On the other hand false negatives occur when the tool fails to detect a real error. These are also dangerous, as the developer will come to rely on a clean bill of health from the tool as an indication that the code is error-free.

These two types of error are usually at opposite ends of the spectrum: if you make a rule more sensitive, then you reduce the likelihood of false negatives at the expense of increasing the likelihood of false positives. If you decrease the sensitivity of the rule, the behavior is reversed. So, writing a static analysis rule is usually a tradeoff between the two types of error.

Our approach here at Enerjy is to avoid false positives, even at the expense of missing some genuine code errors. Our experience has been that false positives quickly lead to a tool falling into disuse, and a tool that finds 80% of problems but is used is a lot more valuable than a tool that finds 85% of problems but sits on a shelf gathering dust. There are exceptions of course: for critical software it’s probably worth using the more sensitive analyzer, since the cost of letting one bug through is higher than the cost of manually reviewing all of the errors reported by the tool and separating the genuine errors from the false positives.

What makes Rich’s bug so interesting is that it’s hard to detect using static analysis, because any rule would have a reasonable chance of both false positives and false negatives. FindBugs is one of the few analyzers brave enough to take on this situation, so I’ll use that as an example.

First, note that FindBugs does correctly detect the problem in the code above. But now let’s change the code slightly:

public void test2() {
    Thread t = new Thread() {
        @Override
        public void run() {
            validateContent();
        }
    };
    t.start();
}

private void validateContent() {
    assertTrue(false);
}

All I’ve changed is to move the assertion into a helper method - a very common idiom when you need to reuse the same set of assertions in different tests. FindBugs fails to detect this problem - a false negative. Why doesn’t FindBugs detect this case?

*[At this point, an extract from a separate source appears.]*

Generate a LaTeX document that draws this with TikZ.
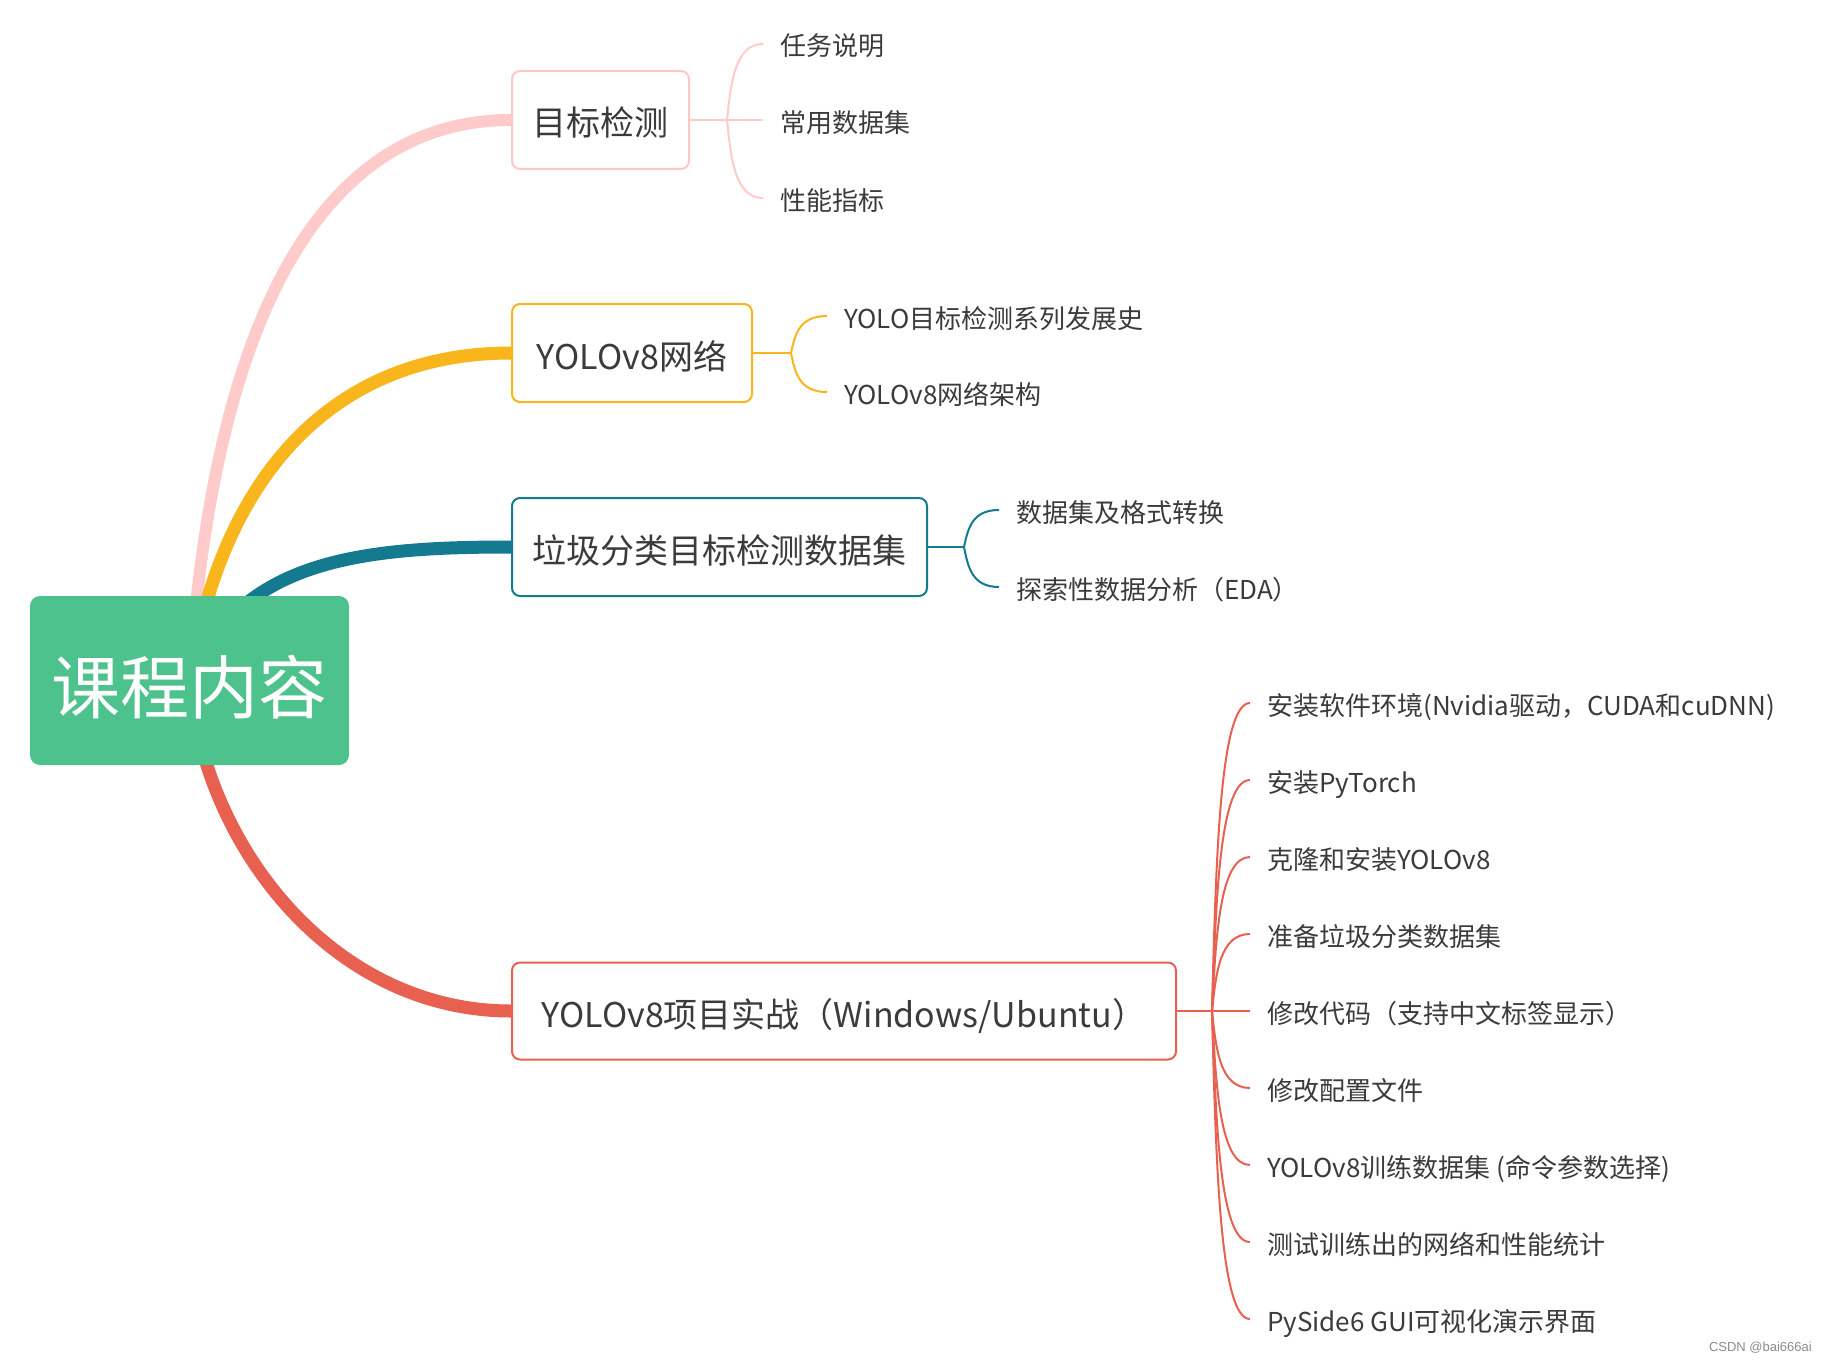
\documentclass[tikz,border=0pt]{standalone}
\usepackage{fontspec}
\setmainfont{Noto Sans CJK SC}
\newfontfamily\wmfont{Liberation Sans}
\usetikzlibrary{calc,backgrounds}
\definecolor{cpink}{HTML}{FFCACA}
\definecolor{cpinkb}{HTML}{FFC6C6}
\definecolor{cyellow}{HTML}{F8B51C}
\definecolor{cteal}{HTML}{147A90}
\definecolor{cred}{HTML}{E8604F}
\definecolor{cgreen}{HTML}{4EC28C}
\definecolor{ctext}{HTML}{3B3B3B}
\newcommand\mmbranch[3]{\draw[#1] (#2) .. controls ($(#2)!0.5!(#2 |- #3.west)+(4,0)$) and ($(#2 |- #3.west)+(8,0)$) .. (#3.west);}
\begin{document}
\begin{tikzpicture}[x=1pt,y=-1pt,
  topic/.style={draw=#1, line width=2pt, rounded corners=8pt, fill=white, inner sep=0pt, anchor=west, font=\fontsize{34}{40}\selectfont, text=ctext, text height=33pt, text depth=1pt},
  leaf/.style={anchor=west, inner xsep=17pt, inner ysep=0pt, font=\fontsize{26}{30}\selectfont, text=ctext, text height=25pt, text depth=1pt},
  bigbranch/.style={line width=13pt, draw=#1},
  twig/.style={line width=2pt, draw=#1}]
\useasboundingbox (0,0) rectangle (1826,1362);

% root
\node[fill=cgreen, rounded corners=10pt, minimum width=319pt, minimum height=169pt, inner sep=0pt, text=white, font=\fontsize{69}{80}\selectfont, text height=70pt, text depth=5pt] (root) at (189.5,680.5) {课程内容};

% topics
\node[topic=cpinkb, minimum width=177pt, minimum height=98pt] (t1) at (511,120) {目标检测};
\node[topic=cyellow, minimum width=240pt, minimum height=98pt] (t2) at (511,353) {YOLOv8网络};
\node[topic=cteal, minimum width=415pt, minimum height=98pt] (t3) at (511,547) {垃圾分类目标检测数据集};
\node[topic=cred, minimum width=664pt, minimum height=97pt] (t4) at (511,1011) {YOLOv8项目实战（Windows/Ubuntu）};

% leaves
\node[leaf] (a1) at (763,44) {任务说明};
\node[leaf] (a2) at (763,120) {常用数据集};
\node[leaf] (a3) at (763,198) {性能指标};
\node[leaf] (b1) at (827,316) {YOLO目标检测系列发展史};
\node[leaf] (b2) at (827,392) {YOLOv8网络架构};
\node[leaf] (c1) at (999,510) {数据集及格式转换};
\node[leaf] (c2) at (999,587) {探索性数据分析（EDA）};
\node[leaf] (d1) at (1250,703) {安装软件环境(Nvidia驱动，CUDA和cuDNN)};
\node[leaf] (d2) at (1250,780) {安装PyTorch};
\node[leaf] (d3) at (1250,857) {克隆和安装YOLOv8};
\node[leaf] (d4) at (1250,934) {准备垃圾分类数据集};
\node[leaf] (d5) at (1250,1011) {修改代码（支持中文标签显示）};
\node[leaf] (d6) at (1250,1088) {修改配置文件};
\node[leaf] (d7) at (1250,1165) {YOLOv8训练数据集 (命令参数选择)};
\node[leaf] (d8) at (1250,1242) {测试训练出的网络和性能统计};
\node[leaf] (d9) at (1250,1319) {PySide6 GUI可视化演示界面};

\node[anchor=east, inner sep=0pt, font=\wmfont\fontsize{13}{15}\selectfont, text=black!45] (wm) at (1812,1348) {CSDN @bai666ai};

% forks
\coordinate (f1) at (727,120);
\coordinate (f2) at (791,353);
\coordinate (f3) at (964,547);
\coordinate (f4) at (1212,1011);

\draw[twig=cpink] (t1.east) -- (f1);
\mmbranch{twig=cpink}{f1}{a1}
\mmbranch{twig=cpink}{f1}{a2}
\mmbranch{twig=cpink}{f1}{a3}

\draw[twig=cyellow] (t2.east) -- (f2);
\mmbranch{twig=cyellow}{f2}{b1}
\mmbranch{twig=cyellow}{f2}{b2}

\draw[twig=cteal] (t3.east) -- (f3);
\mmbranch{twig=cteal}{f3}{c1}
\mmbranch{twig=cteal}{f3}{c2}

\draw[twig=cred] (t4.east) -- (f4);
\foreach \n in {d1,d2,d3,d4,d5,d6,d7,d8,d9}{\mmbranch{twig=cred}{f4}{\n}}

\begin{pgfonlayer}{background}
\fill[white] (0,0) rectangle (1826,1362);
\draw[bigbranch=cpink, line width=12pt] (root.center) .. controls (215,300) and (330,120) .. (t1.west);
\draw[bigbranch=cyellow] (root.center) .. controls (220,480) and (330,353) .. (t2.west);
\draw[bigbranch=cteal] (root.center) .. controls (240,560) and (360,547) .. (t3.west);
\draw[bigbranch=cred] (root.center) .. controls (205,850) and (335,1011) .. (t4.west);
\end{pgfonlayer}
\end{tikzpicture}
\end{document}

In order to find the problem, FindBugs would have to perform what’s called inter-procedural flow analysis i.e., it has to know how program execution proceeds from one method to the next. That’s the only way it could detect that the validateContent helper method is called from the run method of a thread that’s started from a JUnit test case. It is possible to perform this kind of analysis, and some of the higher-end analyzers do, but it’s very hard, and, more importantly, it’s very slow. It would be next to impossible, for example, to include this kind of check in an analyzer that automatically checked code as you type.

Now let’s make another change to the method:

public void testSynchronous() {
    Runnable r = new Runnable() {
        public void run() {
            assertTrue(false);
        }
    };
    r.run();
}

This time, FindBugs reports that the assertion won’t be noticed by JUnit. But if you run the test, you’ll see that JUnit sees the assertion just fine, and fails the test. This code works because we’re not executing the code in the runnable on a different thread, we’re running it on the main thread. FindBugs has no way of knowing that and so it reports the problem just in case: a false positive.

Now, I’ve met the authors of FindBugs and they’re smart guys. They’re well aware of these issues, and they decided that, on balance, the rule was correct often enough, and involving a serious enough defect, to justify the error rates that it has. But it’s important to understand that this is a design decision on their part. Different tools will have different tradeoffs in the rates of false positives and false negatives that they’re prepared to accept and there can be no ultimate analysis tool that has lower error rates than all others. That’s why, for critical code, your best bet is to run multiple analysis tools. Each tool will include rules that didn’t fit the design parameters of the others.

So, what are you looking for in a static analysis tool? Would you prefer a rule that fired incorrectly 10% of the time over not having that rule at all? Does your answer change if that percentage moves to 25%? 50%? 75%?